В 30 — 40-е годы советские поэты редко описывали «муки творчества», почти не заглядывали в свои творческие лаборатории, вероятно, опасаясь обвинений в индивидуализме, и рассматривали свои произведения главным образом с общественно-политической точки зрения, как средство служения обществу и государству: «Я в стихах сочинял <…>, что в огромном мире только мы, как всегда, правы» — переносим реки, строим новые города (Б. Корнилов); слова «ведут на бой и труд», надо «спешить за нынешним днем с тревогой и болью» (А. Твардовский); «Дай мне отвагу, трубу, поход, / Песней походной наполни рот, / Посох пророческий мне вручи, / Слову и действию научи» (Я. Смеляков); «Я стихи писал в период гроз», и «ветер их понес вокруг земного шара» (Л. Мартынов); «верю, что лучшая песня моя навек стережёт отслужившее знамя» (О. Берггольц).
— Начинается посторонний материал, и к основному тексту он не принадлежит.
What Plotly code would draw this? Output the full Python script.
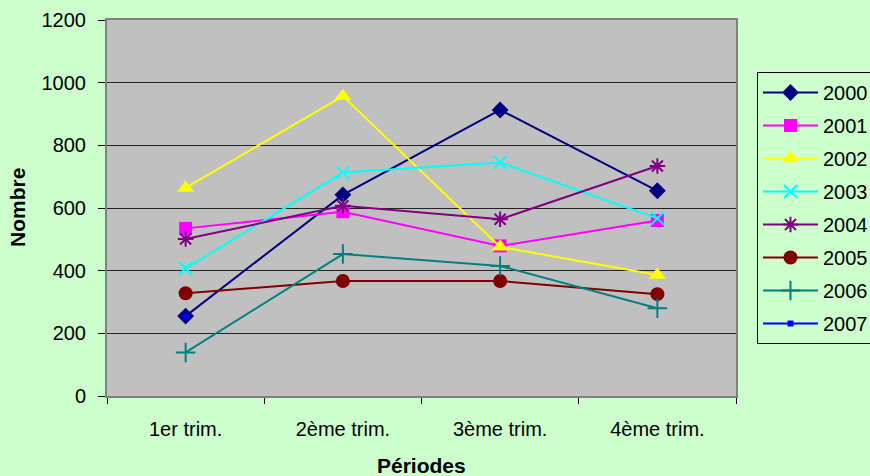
import plotly.graph_objects as go

categories = ["1er trim.", "2ème trim.", "3ème trim.", "4ème trim."]
years = ["2000", "2001", "2002", "2003", "2004", "2005", "2006", "2007"]
v2000 = [255, 642, 913, 655]
v2001 = [535, 588, 479, 560]
v2002 = [664, 957, 476, 386]
v2003 = [407, 713, 745, 567]
v2004 = [501, 607, 564, 734]
v2005 = [328, 367, 367, 325]
v2006 = [139, 453, 415, 280]
v2007 = [252, None, None, None]
y_ticks = [0, 200, 400, 600, 800, 1000, 1200]

series = [v2000, v2001, v2002, v2003, v2004, v2005, v2006, v2007]
colors = ["#000080", "#FF00FF", "#FFFF00", "#00FFFF", "#800080", "#800000", "#008080", "#0000FF"]
symbols = ["diamond", "square", "triangle-up", "x-thin-open", "asterisk-open", "circle", "cross-thin-open", "square"]
sizes = [13, 13, 15, 13, 13, 14, 14, 6]

FONT = "Liberation Sans, Arial, sans-serif"

fig = go.Figure()
for name, vals, c, s, sz in zip(years, series, colors, symbols, sizes):
    fig.add_trace(go.Scatter(
        x=categories, y=vals, name=name, mode="lines+markers",
        legendgroup=name,
        line=dict(color=c, width=2),
        marker=dict(symbol=s, size=sz, color=c, line=dict(color=c, width=2 if "open" in s else 0)),
        connectgaps=False,
    ))

fig.update_layout(
    width=870, height=476,
    margin=dict(l=107, r=134, t=20, b=80, autoexpand=False),
    paper_bgcolor="#CCFFCC",
    plot_bgcolor="#C0C0C0",
    font=dict(family=FONT, size=20, color="black"),
    showlegend=True,
    legend=dict(
        x=(757 - 107) / 629, y=(396 - 72) / 376, xanchor="left", yanchor="top",
        bgcolor="#CCFFCC", bordercolor="black", borderwidth=1,
        font=dict(family=FONT, size=20, color="black"),
        tracegroupgap=4, itemwidth=55,
    ),
    annotations=[
        dict(text="<b>Nombre</b>", xref="paper", yref="paper", x=(17 - 107) / 629, y=0.5,
             textangle=-90, showarrow=False, font=dict(family=FONT, size=21, color="black"),
             xanchor="center", yanchor="middle"),
        dict(text="<b>Périodes</b>", xref="paper", yref="paper", x=0.5, y=(396 - 465) / 376,
             showarrow=False, font=dict(family=FONT, size=21, color="black"),
             xanchor="center", yanchor="middle"),
    ],
)

fig.update_xaxes(
    type="category", range=[-0.5, 3.5], tickson="boundaries", ticks="outside", ticklen=6, tickcolor="black",
    showline=True, linecolor="#808080", linewidth=2, mirror=True,
    showgrid=False, ticklabelstandoff=14,
    tickfont=dict(family=FONT, size=20, color="black"),
)
fig.update_yaxes(
    range=[0, 1200], tickvals=y_ticks, ticks="outside", ticklen=7, tickcolor="black",
    showline=True, linecolor="#808080", linewidth=2, mirror=True,
    showgrid=True, gridcolor="#222222", gridwidth=1, zeroline=False,
    ticklabelstandoff=8,
    tickfont=dict(family=FONT, size=20, color="black"),
)

fig.write_html("out.html", config={"displayModeBar": False},
               post_script="document.body.style.margin='0';document.body.style.overflow='hidden';")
Неоднократные упоминания об общественном назначении поэта и поэзии встречаются и у И. Сельвинского: «Долг поэта — суметь, как рычаг, / Сдвинуть эпоху на нужное поле», «Если поэзию лихорадит, / Значит, недомогает страна». О своих творениях он отзывался то как о снах, то как о шутках, то как о волшебстве. А взаимосвязь поэзии и политики выразил таким парадоксом — «Революция возникла для того, / Чтобы Блок написал “Двенадцать”».
Военное поколение стихотворцев, вернувшихся с фронта, поразному входили в литературу. Но все они не могли уйти от военной темы, и в их творчестве жила война, звучали «траурные марши, написанные в ритме рыданий», и слышалась «смертная мука» (Ю. Левитанский), а поэтические образы напоминали о фронтовых впечатлениях: поэт, «как десантник», подрывает переправы, «как солдат, стою перед ними (стихами. — Л.Б.) на вытяжке» (Е. Винокуров); «новый стих, дымящийся, как рана» (К. Ваншенкин). Даже пытаясь сочинять жизнеутверждающие стихи («мой весёлый стих» — К. Ваншенкин), они всё равно думали «о жизни, не делимой на мир и войну» (А. Межиров).